Figures of speech that rely on the impermissible exposure of the body and bodily waste are such a prominent feature of Hagar’s perceptual and linguistic repertoire that her narrative seems like the empire writing back through the body. Incontinence figuratively means lacking in self-restraint, especially in the gratification of sensuous desires. It also refers, of course, to the uncontrollable urination that afflicts Hagar in her old age and that afflicted her “weak” and “malingering” brother Dan when he was a boy well past bed-wetting age; that Dan does not “survive” speaks to the inscriptions of social Darwinism in colonial space and the fears it generated (see Craig; Kramer; Devereux). The body and its leakages figure the interlocking values of nineteenth-century patriarchy, imperialism, and their exclusionary representation of their others; but, as the example of Dan illustrates, the body’s excess also puts into question the racial and class superiority of the upwardly mobile pioneering settlers. Racial purity, good breeding (literal and figurative continence), and proper English are all taken to be natural signs of superiority and therefore justification of imperial ventures. Look at Hagar’s assessment of her husband Bram’s first wife: “A vat of a woman she had been, something moistly fat about her, and around her there always clung a sour yeasty smell as though she spent her life in cleaning churns. She was inarticulate as a stabled beast, and when she mustered voice it had been gruff as a man’s, pebbled with impermissibles, I seen and ain’t, even worse coming from the woman than from the man, the Lord knows why” (46). That ironic qualifying phrase, “the Lord knows why,” signals Hagar’s retroactive awareness of the arbitrariness of such distinctions. Nevertheless, for most of her life, which is to say for most of the novel, Hagar’s response to women is the inherited one: women are often associated with the sensual (incontinent) body rather than the rational mind, yet contradictorily, the same dispensation colonially invests some women with the power to keep “the race” alive (see Gagan; Devereux).

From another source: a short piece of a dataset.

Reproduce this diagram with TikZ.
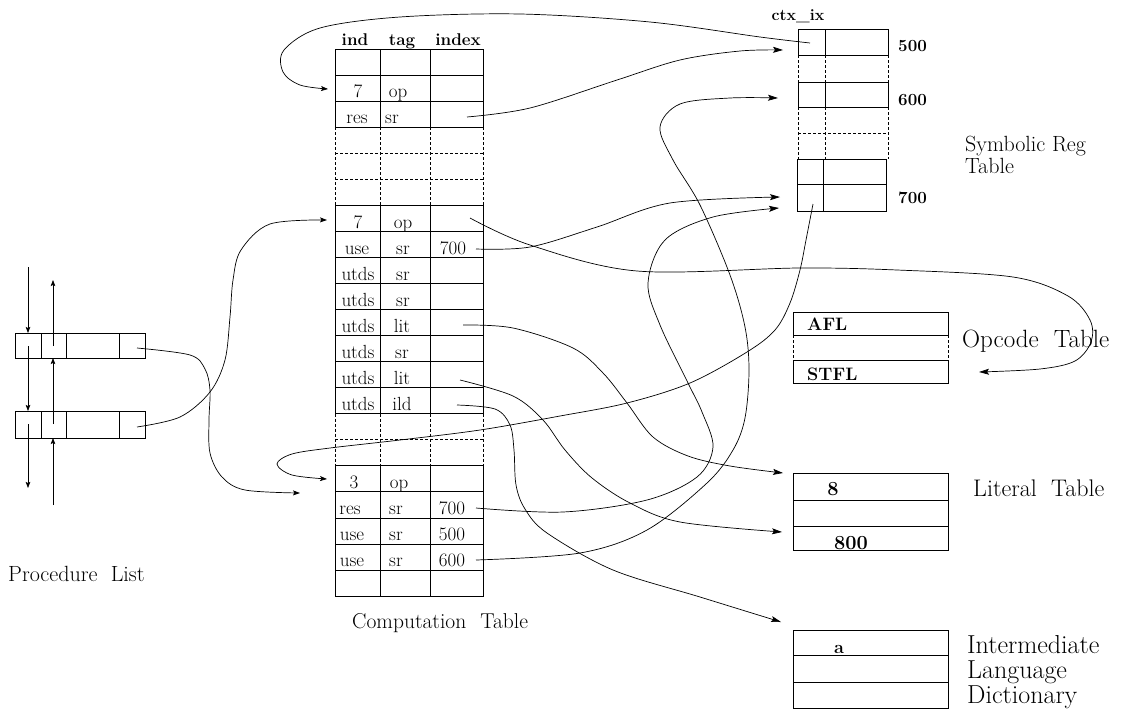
\documentclass[tikz,border=0pt]{standalone}
\usetikzlibrary{arrows.meta}
\tikzset{
  tbl/.style={line width=0.8pt},
  dsh/.style={line width=0.8pt, dash pattern=on 3pt off 2pt},
  ctext/.style={anchor=base, inner sep=0pt, font=\fontsize{19}{21}\selectfont},
  hdr/.style={anchor=base, inner sep=0pt, font=\bfseries\fontsize{17}{19}\selectfont},
  btext/.style={anchor=base, inner sep=0pt, font=\bfseries\fontsize{18}{20}\selectfont},
  lbl/.style={anchor=base west, inner sep=0pt, align=left},
  link/.style={line width=0.7pt, -{Stealth[length=10pt,width=6pt,inset=2pt]}},
  slink/.style={line width=0.7pt, -{Stealth[length=7pt,width=5pt,inset=1.5pt]}},
  plink/.style={line width=0.7pt, -{Stealth[length=6pt,width=4.5pt,inset=1pt]}},
}
\begin{document}
\begin{tikzpicture}[x=1pt,y=-1pt]
\useasboundingbox[fill=white] (0,0) rectangle (1129,715);

% ================= Computation table =================
\node[hdr] (hind) at (355,45) {ind};
\node[hdr] (htag) at (402,45) {tag};
\node[hdr] (hidx) at (458,45) {index};
% rows 0-2 solid
\draw[tbl] (335,49) rectangle (483,127.15);
\foreach \y in {75.05,101.1} \draw[tbl] (335,\y) -- (483,\y);
\foreach \x in {380,430} \draw[tbl] (\x,49) -- (\x,127.15);
% rows 3-5 dashed
\foreach \x in {335,380,430,483} \draw[dsh] (\x,127.15) -- (\x,205.3);
\foreach \y in {153.2,179.25} \draw[dsh] (335,\y) -- (483,\y);
% rows 6-13 solid
\draw[tbl] (335,205.3) rectangle (483,413.7);
\foreach \y in {231.35,257.4,283.45,309.5,335.55,361.6,387.65} \draw[tbl] (335,\y) -- (483,\y);
\foreach \x in {380,430} \draw[tbl] (\x,205.3) -- (\x,413.7);
% rows 14-15 dashed
\foreach \x in {335,380,430,483} \draw[dsh] (\x,413.7) -- (\x,465.8);
\draw[dsh] (335,439.75) -- (483,439.75);
% rows 16-20 solid
\draw[tbl] (335,465.8) rectangle (483,596.05);
\foreach \y in {491.85,517.9,543.95,570} \draw[tbl] (335,\y) -- (483,\y);
\foreach \x in {380,430} \draw[tbl] (\x,465.8) -- (\x,596.05);

\node[ctext] (a1) at (358,97.5) {7};   \node[ctext] (b1) at (398,97.5) {op};
\node[ctext] (a2) at (357,123.5) {res}; \node[ctext] (b2) at (392,123.5) {sr};
\node[ctext] (a6) at (358,228) {7};    \node[ctext] (b6) at (403,228) {op};
\node[ctext] (a7) at (357,254) {use};  \node[ctext] (b7) at (403,254) {sr};  \node[ctext] (c7) at (453,254) {700};
\node[ctext] (a8) at (358,280) {utds}; \node[ctext] (b8) at (403,280) {sr};
\node[ctext] (a9) at (358,306) {utds}; \node[ctext] (b9) at (403,306) {sr};
\node[ctext] (a10) at (358,332) {utds}; \node[ctext] (b10) at (402,332) {lit};
\node[ctext] (a11) at (358,358) {utds}; \node[ctext] (b11) at (402,358) {sr};
\node[ctext] (a12) at (358,384) {utds}; \node[ctext] (b12) at (402,384) {lit};
\node[ctext] (a13) at (358,410) {utds}; \node[ctext] (b13) at (402,410) {ild};
\node[ctext] (a16) at (354,488.5) {3};  \node[ctext] (b16) at (399,488.5) {op};
\node[ctext] (a17) at (350,514.5) {res}; \node[ctext] (b17) at (396,514.5) {sr}; \node[ctext] (c17) at (452,514.5) {700};
\node[ctext] (a18) at (352,540.5) {use}; \node[ctext] (b18) at (396,540.5) {sr}; \node[ctext] (c18) at (452,540.5) {500};
\node[ctext] (a19) at (352,566.5) {use}; \node[ctext] (b19) at (396,566.5) {sr}; \node[ctext] (c19) at (452,566.5) {600};

\node[lbl, font=\fontsize{21.5}{24}\selectfont] (ctlabel) at (352,628) {Computation\hspace{0.35em} Table};

% ================= Symbolic Reg Table =================
\node[anchor=base, inner sep=0pt, font=\bfseries\fontsize{16}{18}\selectfont] (ctx) at (798,20) {ctx\_ix};
\draw[tbl] (798,29) rectangle (888,55); \draw[tbl] (825,29) -- (825,55);
\foreach \x in {798,825,888} \draw[dsh] (\x,55) -- (\x,82);
\draw[tbl] (798,82) rectangle (888,107); \draw[tbl] (825,82) -- (825,107);
\foreach \x in {798,825,888} \draw[dsh] (\x,107) -- (\x,159);
\draw[dsh] (798,133) -- (888,133);
\draw[tbl] (797,159) rectangle (886,211); \draw[tbl] (797,184) -- (886,184); \draw[tbl] (823,159) -- (823,211);
\node[anchor=base west, inner sep=0pt, font=\bfseries\fontsize{17}{19}\selectfont] (n500) at (898,51) {500};
\node[anchor=base west, inner sep=0pt, font=\bfseries\fontsize{17}{19}\selectfont] (n600) at (898,105) {600};
\node[anchor=base west, inner sep=0pt, font=\bfseries\fontsize{17}{19}\selectfont] (n700) at (898,203) {700};
\node[lbl, font=\fontsize{22}{22}\selectfont] (srlabel) at (965,173) {Symbolic Reg\\Table};

% ================= Opcode Table =================
\draw[tbl] (793,312) rectangle (948,335);
\foreach \x in {793,948} \draw[dsh] (\x,335) -- (\x,360);
\draw[tbl] (793,360) rectangle (948,383);
\node[btext, anchor=base west] (afl) at (807,330) {AFL};
\node[btext, anchor=base west] (stfl) at (807,380) {STFL};
\node[lbl, font=\fontsize{25}{27}\selectfont] (oplabel) at (962,347) {Opcode\hspace{0.6em}Table};

% ================= Literal Table =================
\draw[tbl] (793,473) rectangle (948,550);
\draw[tbl] (793,500) -- (948,500); \draw[tbl] (793,526) -- (948,526);
\node[btext, font=\bfseries\fontsize{20}{22}\selectfont] (l8) at (833,495) {8};
\node[btext, font=\bfseries\fontsize{20}{22}\selectfont] (l800) at (851,549) {800};
\node[lbl, font=\fontsize{24}{26}\selectfont] (litlabel) at (973,496) {Literal\hspace{0.6em}Table};

% ================= IL Dictionary =================
\draw[tbl] (793,630) rectangle (948,708);
\draw[tbl] (793,655) -- (948,655); \draw[tbl] (793,682) -- (948,682);
\node[btext] (ila) at (839,653) {a};
\node[lbl, font=\fontsize{26}{25}\selectfont] (illabel) at (967,703) {Intermediate\\Language\\Dictionary};

% ================= Procedure List =================
\draw[tbl] (15,333) rectangle (145,358);
\foreach \x in {41,66,119} \draw[tbl] (\x,333) -- (\x,358);
\draw[tbl] (15,411) rectangle (145,438);
\foreach \x in {41,66,119} \draw[tbl] (\x,411) -- (\x,438);
\node[lbl, font=\fontsize{22}{24}\selectfont] (pllabel) at (8,581) {Procedure\hspace{0.3em} List};

\coordinate (pd0) at (28,267);  \coordinate (pd1t) at (28,333);
\coordinate (pd1) at (28,346);  \coordinate (pd2t) at (28,411);
\coordinate (pd2) at (28,424);  \coordinate (pd3) at (28,488);
\coordinate (pu0) at (53,280);  \coordinate (pu1) at (53,346);
\coordinate (pu1b) at (53,358); \coordinate (pu2) at (53,424);
\coordinate (pu2b) at (53,438); \coordinate (pu3) at (53,505);
\draw[plink] (pd0) -- (pd1t);
\draw[plink] (pd1) -- (pd2t);
\draw[plink] (pd2) -- (pd3);
\draw[plink] (pu1) -- (pu0);
\draw[plink] (pu2) -- (pu1b);
\draw[plink] (pu3) -- (pu2b);

\coordinate (pl1) at (137,348);
\coordinate (pl2) at (137,427);

% ================= connector end points =================
\coordinate (sr500) at (810,43);
\coordinate (sr700c) at (813,204);
\coordinate (in1) at (328,89);
\coordinate (in6) at (327,220);
\coordinate (in16) at (327,479);
\coordinate (in16b) at (300,493);
\coordinate (x2) at (467,117);
\coordinate (x6) at (470,218);
\coordinate (x7) at (476,249);
\coordinate (x10) at (463,325);
\coordinate (x12) at (460,380);
\coordinate (x13) at (457,405);
\coordinate (x17) at (476,508);
\coordinate (x19) at (476,560);
\coordinate (t500) at (783,50);
\coordinate (t600) at (778,98);
\coordinate (t700a) at (780,197);
\coordinate (t700b) at (779,208);
\coordinate (tstfl) at (979,372);
\coordinate (tlit) at (783,473);
\coordinate (t800) at (782,532);
\coordinate (til) at (781,622);

% ================= connectors =================
\draw[slink] plot[smooth, tension=0.55] coordinates {(sr500) (760,37) (650,22) (520,14) (400,17) (320,28) (284,50) (283,72) (300,85) (in1)};
\draw[link] plot[smooth, tension=0.55] coordinates {(x2) (530,108) (617,80) (680,60) (740,51) (t500)};
\draw[link] plot[smooth, tension=0.55] coordinates {(x7) (530,247) (597,227) (670,203) (t700a)};
\draw[link] plot[smooth, tension=0.55] coordinates {(x6) (530,245) (637,271) (800,268) (897,270) (1013,277) (1068,296) (1090,320) (1091,342) (1075,361) (1040,369) (tstfl)};
\draw[link] plot[smooth, tension=0.55] coordinates {(x10) (513,328) (573,348) (603,373) (627,403) (653,437) (688,456) (730,466) (tlit)};
\draw[link] plot[smooth, tension=0.55] coordinates {(x12) (513,396) (543,420) (565,450) (592,478) (630,503) (680,522) (t800)};
\draw[link] plot[smooth, tension=0.55] coordinates {(x13) (495,409) (510,425) (514,450) (516,485) (525,509) (547,533) (613,570) (700,597) (til)};
\draw[link] plot[smooth, tension=0.55] coordinates {(x17) (563,512) (647,500) (697,477) (713,447) (702,412) (688,383) (660,325) (648,283) (665,240) (713,217) (t700b)};
\draw[link] plot[smooth, tension=0.55] coordinates {(x19) (580,553) (647,530) (707,483) (733,450) (745,418) (749,370) (745,327) (730,275) (700,205) (673,160) (660,127) (680,104) (730,98) (t600)};
\draw[slink] plot[smooth, tension=0.55] coordinates {(sr700c) (806,240) (800,270) (790,303) (775,330) (747,352) (690,383) (627,403) (560,416) (480,430) (400,440) (330,448) (292,454) (277,464) (292,475) (in16)};
\draw[slink] plot[smooth, tension=0.55] coordinates {(pl1) (190,355) (205,369) (210,390) (209,420) (210,453) (222,477) (245,490) (in16b)};
\draw[slink] plot[smooth, tension=0.55] coordinates {(pl2) (180,417) (210,392) (225,360) (230,317) (233,280) (241,250) (270,224) (in6)};
\end{tikzpicture}
\end{document}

Hagar’s inherited values are displayed especially virulently in the displacement and compounding of her attitudes to gender by her attitudes to class differences. To return to that monument in the Manawaka cemetery (see Vauthier), even though Hagar knows retroactively that her mother’s stone angel is a monument to her father’s pride, she nevertheless measures and dismisses the other monuments in his terms: “The others, as I recall, were a lesser breed entirely, petty angels … with pouting stone mouths … pointing with ecstatic leer to an inscription” (3-4). The relations between breeding and class figure even the most minor details in the narrative: e.g., Hagar’s incredulity that her step-daughter, “a slovenly creature, that Jessie,” could ever have been thought of “as my boys’ half-sister” (126); or her segregation of her favourite son John from Jessie’s children, “A whining bunch they were, bulge-eyed and vacuous, their pants always drooping below their bellies and their noses never wiped” (122). Even the most innocent-seeming similes are invested with the language of breeding and class differentiation: in the opening pages of the novel, Hagar remembers “the planted peonies, dark crimson and wallpaper pink, the pompous blossoms hanging leadenly, … bowed down with the weight of themselves … , infested with upstart ants that sauntered through the plush petals as though to the manner born” (4; emphasis added). Much later, of course, the Currie monument will be brought low, not only because Hagar will inscribe the Shipley name on it, as equivalent to the Currie name, but because the angel literally will be knocked down, “toppled over on her face, among the peonies, … the black ants scurr[ying] through the white stone ringlets of her hair” (178). The angel’s face also signals the dissolution of class difference as a means of differentiating between the Curries and others: “Someone had painted the pouting marble mouth and the full cheeks with lipstick. The dirt clung around it but still the vulgar pink was plainly visible” (179). The final humiliation for the family of a founding father of Manawaka is symbolically apt, however, for its mapping of the gendered and class other onto this monument to founding genealogy.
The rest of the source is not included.